Once that happens, getting your domain back is not easy. It can involve:
- Legal action
- Trademark claims
- Expensive buy-back fees
All of this costs far more than renewing a domain on time.
When you protect your domain properly, you:
- Keep control of your brand online
- Reduce legal risk
- Build long-term business value
A domain is not an expense. It is an asset. Treating it that way can save you serious trouble later.
How to Protect Yourself Right Now
You don’t need to overhaul your business to protect your domain. You just need to take the right steps early.
Here’s what you should do now:
- Register your .CO.ZA domain as soon as possible
Waiting increases the risk of losing the name you want. - Renew for more than one year
Multi-year renewals reduce the risk of accidental expiry and price increases. - Link your domain to your trade mark strategy
This gives you legal protection if someone tries to take or misuse it. - Use reliable DNS and hosting
Strong infrastructure keeps your site online even during traffic spikes or attacks. - Monitor expiry dates carefully
Most domain losses happen because someone simply forgot to renew.

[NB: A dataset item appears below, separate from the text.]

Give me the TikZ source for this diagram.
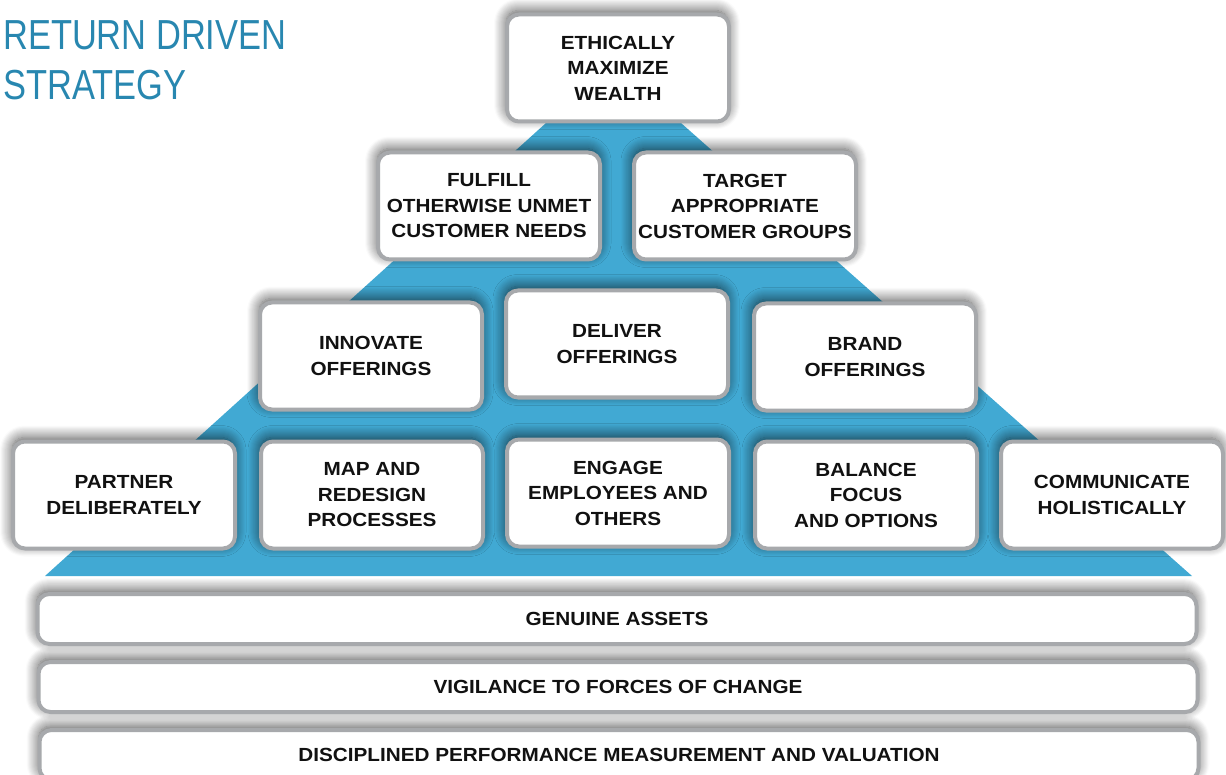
\documentclass[tikz,border=0pt]{standalone}
\usepackage{fontspec}
\setmainfont{Liberation Sans}
\newfontfamily\boxfont[FakeStretch=1.09]{Liberation Sans}
\newfontfamily\titlefont[FakeStretch=0.82]{Liberation Sans}
\usetikzlibrary{shadows.blur}
\definecolor{rdsblue}{HTML}{41A9D3}
\definecolor{rdsgray}{HTML}{A7A9AC}
\definecolor{rdstitle}{HTML}{2887B0}
\definecolor{rdstext}{HTML}{111111}
\tikzset{
  rdsshadow/.style={blur shadow={shadow xshift=-1pt, shadow yshift=4pt, shadow blur radius=12pt, shadow opacity=70, shadow blur steps=12}},
  rdsbox/.style={draw=rdsgray, line width=4pt, fill=white, rounded corners=12pt,
    minimum width=222pt, minimum height=107pt, align=center, inner sep=0pt,
    font=\boxfont\bfseries\fontsize{19}{25.5}\selectfont, text=rdstext, rdsshadow},
  rdsbar/.style={draw=rdsgray, line width=4pt, fill=white, rounded corners=12pt,
    minimum width=1159pt, minimum height=50pt, align=center, inner sep=0pt,
    font=\boxfont\bfseries\fontsize{19}{25.5}\selectfont, text=rdstext, rdsshadow},
  rdstitlestyle/.style={anchor=base west, inner sep=0pt, text=rdstitle,
    font=\titlefont\fontsize{42}{50}\selectfont}
}
\begin{document}
\begin{tikzpicture}[x=1pt,y=-1pt]
\useasboundingbox (0,0) rectangle (1226,775);
% title
\node[rdstitlestyle] (title1) at (3,50) {RETURN DRIVEN};
\node[rdstitlestyle] (title2) at (3,100) {STRATEGY};
% pyramid background
\fill[rdsblue] (546,123) -- (681,123) -- (1192,576) -- (45,576) -- cycle;
% top
\node[rdsbox] (wealth) at (618,68) {ETHICALLY\\MAXIMIZE\\WEALTH};
% row 2
\node[rdsbox] (fulfill) at (489,206) {FULFILL\\OTHERWISE UNMET\\CUSTOMER NEEDS};
\node[rdsbox] (target) at (745,206) {TARGET\\APPROPRIATE\\CUSTOMER GROUPS};
% row 3
\node[rdsbox] (innovate) at (371,356) {INNOVATE\\OFFERINGS};
\node[rdsbox] (deliver) at (617,344) {DELIVER\\OFFERINGS};
\node[rdsbox] (brand) at (865,357) {BRAND\\OFFERINGS};
% row 4
\node[rdsbox] (partner) at (124,495) {PARTNER\\DELIBERATELY};
\node[rdsbox] (map) at (372,495) {MAP AND\\REDESIGN\\PROCESSES};
\node[rdsbox] (engage) at (618,493) {ENGAGE\\EMPLOYEES AND\\OTHERS};
\node[rdsbox] (balance) at (866,495) {BALANCE\\FOCUS\\AND OPTIONS};
\node[rdsbox] (communicate) at (1112,495) {COMMUNICATE\\HOLISTICALLY};
% bars
\node[rdsbar] (assets) at (617,619) {GENUINE ASSETS};
\node[rdsbar] (vigilance) at (618,687) {VIGILANCE TO FORCES OF CHANGE};
\node[rdsbar] (measure) at (619,755) {DISCIPLINED PERFORMANCE MEASUREMENT AND VALUATION};
\end{tikzpicture}
\end{document}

These steps cost far less than recovering a lost domain later. They also give you peace of mind, knowing your brand is protected online.
Read also: How to Transfer .CO.ZA Domains (Step-by-Step Guide)
Final Thoughts
The slowdown in .CO.ZA domain registrations is real. Growth dropped sharply after 2021, turned negative in 2023, and only started to recover slowly in 2025.
Rising costs, economic pressure, and system disruptions all played a role.
But the biggest risk is not the economy or pricing.
The real risk is businesses undervaluing their domain names.
Your domain is your online identity. It carries your brand, your reputation, and your customer trust.
When it expires, it can be taken by someone else legally. Recovering it later can cost far more than protecting it now.
South Africa’s digital space is changing. Businesses that treat their domains as intellectual property will stay in control. Those who don’t risk losing ground, visibility, and trust.